Most employers using a spousal surcharge require an employee who enrolls a spouse in the plan to pay the surcharge unless the employee can verify that the spouse is not eligible to enroll in his or her plan, is eligible but not allowed to participate for a particular reason, or is not employed. A spousal surcharge will apply only if the spouse declines coverage in his or her own employer's plan when eligible to enroll.
The difference between a spousal carve out and a spousal surcharge is that in the carve out the employer defines plan eligibility so that spouses are ineligible to participate if they are eligible for other employer-sponsored coverage. With the spousal surcharge, the employer will implement a surcharge for spouses who are eligible for other employer-sponsored coverage.
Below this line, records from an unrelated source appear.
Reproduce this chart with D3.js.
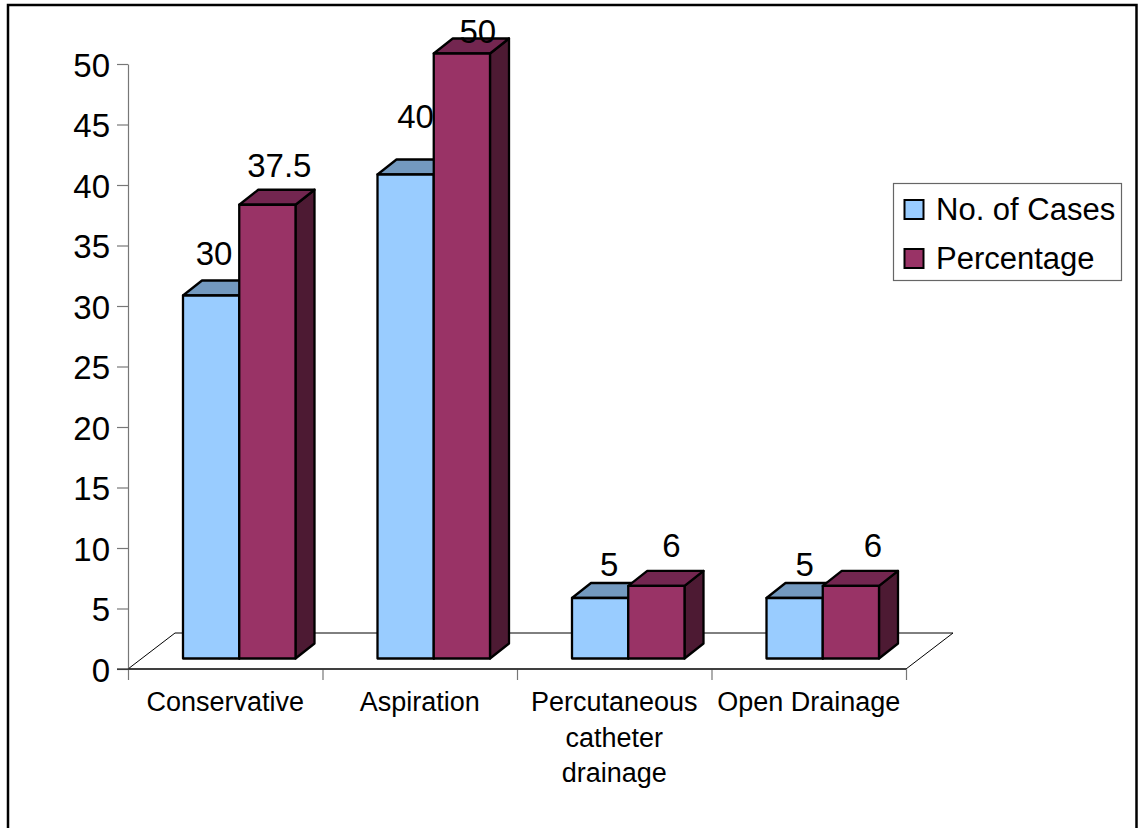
<!DOCTYPE html>
<html>
<head>
<meta charset="utf-8">
<script src="https://cdn.jsdelivr.net/npm/d3@7"></script>
<style>
  html, body { margin: 0; padding: 0; background: #fff; }
  svg { display: block; }
  text { font-family: "Liberation Sans", Arial, sans-serif; fill: #000; }
</style>
</head>
<body>
<svg id="chart" width="1140" height="828"></svg>
<script>
// Treatment categories and the two measured series
const categories = ["Conservative", "Aspiration", "Percutaneous catheter drainage", "Open Drainage"];
const categoryLines = [["Conservative"], ["Aspiration"], ["Percutaneous", "catheter", "drainage"], ["Open Drainage"]];
const seriesNames = ["No. of Cases", "Percentage"];
const noOfCases = [30, 40, 5, 5];
const percentage = [37.5, 50, 6, 6];
const yTicks = [0, 5, 10, 15, 20, 25, 30, 35, 40, 45, 50];

// Hand-placed value label shifts, relative to the top front edge of each bar
const caseLabelShift = [[3, -30.5], [10, -46.5], [9, -22.5], [10, -22.5]];
const pctLabelShift = [[12, -27.5], [16, -10.5], [15, -28.5], [22, -28.5]];

const seriesStyle = [
  { front: "#99ccff", top: "#7399bf", side: "#4d6680" },
  { front: "#993366", top: "#732650", side: "#4d1a33" }
];

const svg = d3.select("#chart");

const plot = { left: 128, right: 906, top: 64, bottom: 669 };
const floorDepth = { dx: 47, dy: -36 };
const barDepth = { dx: 19, dy: -15 };
const barBaseLift = 10.5;

const y = d3.scaleLinear().domain([0, 50]).range([plot.bottom, plot.top]);
const xBand = d3.scaleBand().domain(categories).range([plot.left, plot.right]);
const xSeries = d3.scaleBand().domain(seriesNames).range([55, 167.5]);
const xTicks = d3.scaleLinear().domain([0, categories.length]).range([plot.left, plot.right]);

// Outer frame: open along the bottom edge
svg.append("path")
  .attr("d", d3.line()([[8, 828], [8, 5], [1136.5, 5], [1136.5, 828]]))
  .attr("fill", "none").attr("stroke", "#000").attr("stroke-width", 2.5);

// Chart floor
svg.append("path")
  .attr("d", d3.line()([
    [plot.left, plot.bottom],
    [plot.left + floorDepth.dx, plot.bottom + floorDepth.dy],
    [plot.right + floorDepth.dx, plot.bottom + floorDepth.dy],
    [plot.right, plot.bottom]
  ]) + "Z")
  .attr("fill", "#fff").attr("stroke", "#000").attr("stroke-width", 1);

// Value axis
const yAxis = svg.append("g")
  .attr("transform", `translate(${plot.left},0)`)
  .call(d3.axisLeft(y).tickValues(yTicks).tickSize(11).tickPadding(7).tickSizeOuter(0));
yAxis.select(".domain").attr("stroke", "#777").attr("stroke-width", 1.2);
yAxis.selectAll(".tick line").attr("stroke", "#777").attr("stroke-width", 1.2);
yAxis.selectAll(".tick text")
  .style("font-family", '"Liberation Sans", Arial, sans-serif')
  .style("font-size", "33px").attr("fill", "#000").attr("dy", "0.37em");

// Category axis: ticks sit on the band boundaries
const xAxis = svg.append("g")
  .attr("transform", `translate(0,${plot.bottom})`)
  .call(d3.axisBottom(xTicks).ticks(categories.length).tickFormat("").tickSize(11).tickSizeOuter(0));
xAxis.select(".domain").remove();
xAxis.selectAll(".tick line").attr("stroke", "#777").attr("stroke-width", 1.2);
svg.append("line")
  .attr("x1", plot.left - 11).attr("x2", plot.right)
  .attr("y1", plot.bottom).attr("y2", plot.bottom)
  .attr("stroke", "#000").attr("stroke-width", 1.2);

categoryLines.forEach((lines, i) => {
  const t = svg.append("text")
    .attr("text-anchor", "middle")
    .attr("font-size", 27);
  lines.forEach((line, j) => {
    t.append("tspan")
      .attr("x", xBand(categories[i]) + xBand.bandwidth() / 2)
      .attr("y", 711 + j * 35.5)
      .text(line);
  });
});

// Extruded bars, drawn series by series so later columns overlap earlier ones
function drawBar(g, x0, x1, value, style) {
  const base = y(0) - barBaseLift;
  const topY = y(value) - barBaseLift;
  const { dx, dy } = barDepth;
  const faces = [
    { fill: style.side, pts: [[x1, base], [x1 + dx, base + dy], [x1 + dx, topY + dy], [x1, topY]] },
    { fill: style.top, pts: [[x0, topY], [x0 + dx, topY + dy], [x1 + dx, topY + dy], [x1, topY]] },
    { fill: style.front, pts: [[x0, base], [x0, topY], [x1, topY], [x1, base]] }
  ];
  g.selectAll(null).data(faces).join("path")
    .attr("d", f => d3.line()(f.pts) + "Z")
    .attr("fill", f => f.fill)
    .attr("stroke", "#000")
    .attr("stroke-width", 2.3)
    .attr("stroke-linejoin", "round");
}

const allSeries = [noOfCases, percentage];
const allShifts = [caseLabelShift, pctLabelShift];

categories.forEach((cat, i) => {
  const g = svg.append("g");
  seriesNames.forEach((name, s) => {
    const x0 = xBand(cat) + xSeries(name);
    drawBar(g, x0, x0 + xSeries.bandwidth(), allSeries[s][i], seriesStyle[s]);
  });
});

// Value labels on top of all the bars
categories.forEach((cat, i) => {
  seriesNames.forEach((name, s) => {
    const v = allSeries[s][i];
    const [sx, sy] = allShifts[s][i];
    svg.append("text")
      .attr("x", xBand(cat) + xSeries(name) + xSeries.bandwidth() / 2 + sx)
      .attr("y", y(v) - barBaseLift + sy)
      .attr("text-anchor", "middle")
      .attr("font-size", 33)
      .text(v);
  });
});

// Legend
const legend = svg.append("g");
legend.append("rect")
  .attr("x", 893.5).attr("y", 183.5).attr("width", 228).attr("height", 97)
  .attr("fill", "#fff").attr("stroke", "#666").attr("stroke-width", 1.2);
seriesNames.forEach((name, s) => {
  const rowY = 210 + s * 49;
  legend.append("rect")
    .attr("x", 904.5).attr("y", rowY - 10).attr("width", 19).attr("height", 19)
    .attr("fill", seriesStyle[s].front).attr("stroke", "#000").attr("stroke-width", 2);
  legend.append("text")
    .attr("x", 936).attr("y", rowY + 10)
    .attr("font-size", 31)
    .text(name);
});
</script>
</body>
</html>
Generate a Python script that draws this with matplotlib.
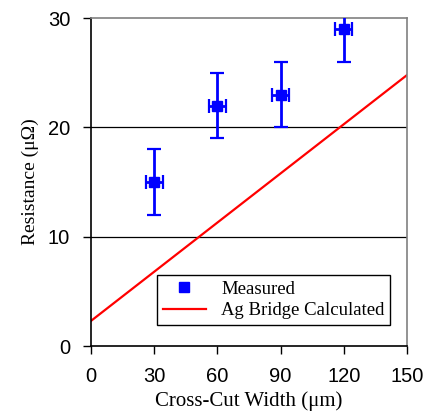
import matplotlib
matplotlib.use('Agg')
import matplotlib.pyplot as plt
from matplotlib.lines import Line2D

# measured data
width = [30, 60, 90, 120]
resistance = [15, 22, 23, 29]
width_err = [4, 4, 4, 4]
res_err = [3, 3, 3, 3]

# calculated Ag bridge line
calc_x = [0, 150]
calc_y = [2.3, 24.8]

x_ticks = [0, 30, 60, 90, 120, 150]
y_ticks = [0, 10, 20, 30]

fig = plt.figure(figsize=(4.29, 4.12), dpi=100)
ax = fig.add_axes([0.212, 0.160, 0.737, 0.796])

for y in [10, 20]:
    ax.axhline(y, color='black', lw=0.9, zorder=1)

ax.plot(calc_x, calc_y, color='red', lw=1.6, zorder=2)
ax.errorbar(width, resistance, xerr=width_err, yerr=res_err, fmt='s', color='blue',
            ms=7, elinewidth=2, capsize=5, capthick=1.6, zorder=3)

ax.set_xlim(0, 150)
ax.set_ylim(0, 30)
ax.set_xticks(x_ticks)
ax.set_yticks(y_ticks)
ax.tick_params(direction='out', length=6, width=1, labelsize=14.5, pad=9)
for lab in ax.get_xticklabels() + ax.get_yticklabels():
    lab.set_family('Liberation Sans')

ax.spines['top'].set_color('gray')
ax.spines['right'].set_color('gray')
for s in ax.spines.values():
    s.set_linewidth(1.2)

ax.set_xlabel('Cross-Cut Width (μm)', family='Liberation Serif', fontsize=15, labelpad=4)
ax.set_ylabel('Resistance (μΩ)', family='Liberation Serif', fontsize=14, labelpad=6)

handles = [Line2D([], [], marker='s', color='blue', ls='none', ms=7),
           Line2D([], [], color='red', lw=1.6)]
labels = ['Measured', 'Ag Bridge Calculated']
leg = ax.legend(handles, labels, loc='lower right', bbox_to_anchor=(0.946, 0.064),
                prop={'family': 'Liberation Serif', 'size': 13.5}, frameon=True,
                fancybox=False, edgecolor='black', borderpad=0.3, handlelength=2.3,
                labelspacing=0.25, borderaxespad=0)
leg.get_frame().set_linewidth(1)
leg.get_frame().set_alpha(1)

fig.savefig('out.png', dpi=100)
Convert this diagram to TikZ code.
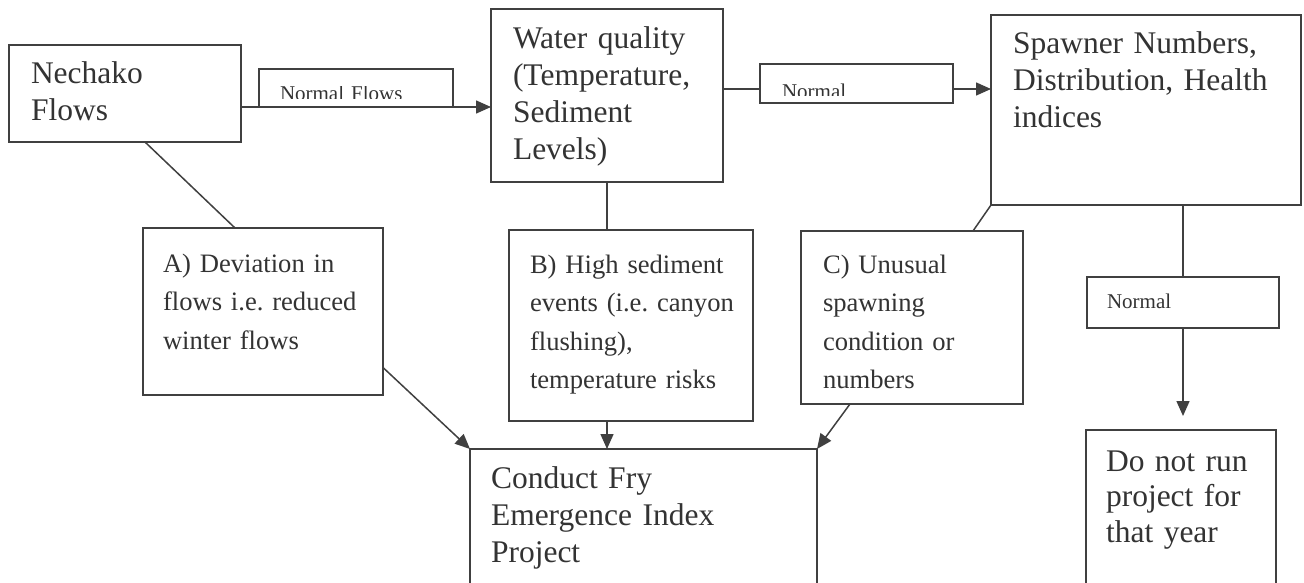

The two programs also have different Health Insurance Portability and Accountability Act (HIPAA) implications. When an employer implements a new spousal carve out rule and an employee's spouse becomes ineligible for coverage, the loss of coverage for the spouse will trigger a HIPAA special enrollment and would require the spouse's own employer to allow a special mid-year enrollment if the employer offers a group health plan and the individual is eligible for coverage. The implementation of a spousal surcharge, however, does not trigger a HIPAA special enrollment and would not require the spouse's employer to allow a midyear enrollment. Though the loss of coverage is a qualifying event for HIPAA purposes, the loss of eligibility due to a plan change is not a COBRA qualifying event for the spouse.
Spousal carve out and spousal surcharge programs may help reduce rising health care costs particularly for employers with generous plan provisions for dependent care and plans in which a significant portion of the enrolled population elects family coverage. Before implementing one of these plans, an employer needs to carefully consider several issues. Some states have laws and regulations that limit the design of spousal carve out and surcharge plan provisions. In many cases, these laws and regulations prohibit discrimination (e.g., sex or marital status discrimination) that can result from an employer adopting spousal carve out or surcharge language in a plan. An employer should check with its state insurance commissioner for any laws, regulations or public policy issues that may affect spousal carve out or surcharge, and consult with legal counsel, its insurance broker and its carrier before amending its plan.
An employer should also consider the administrative burden versus potential cost-savings, employee-relations issues and demographics of its workforce to determine what, if any, approach is appropriate for its organization.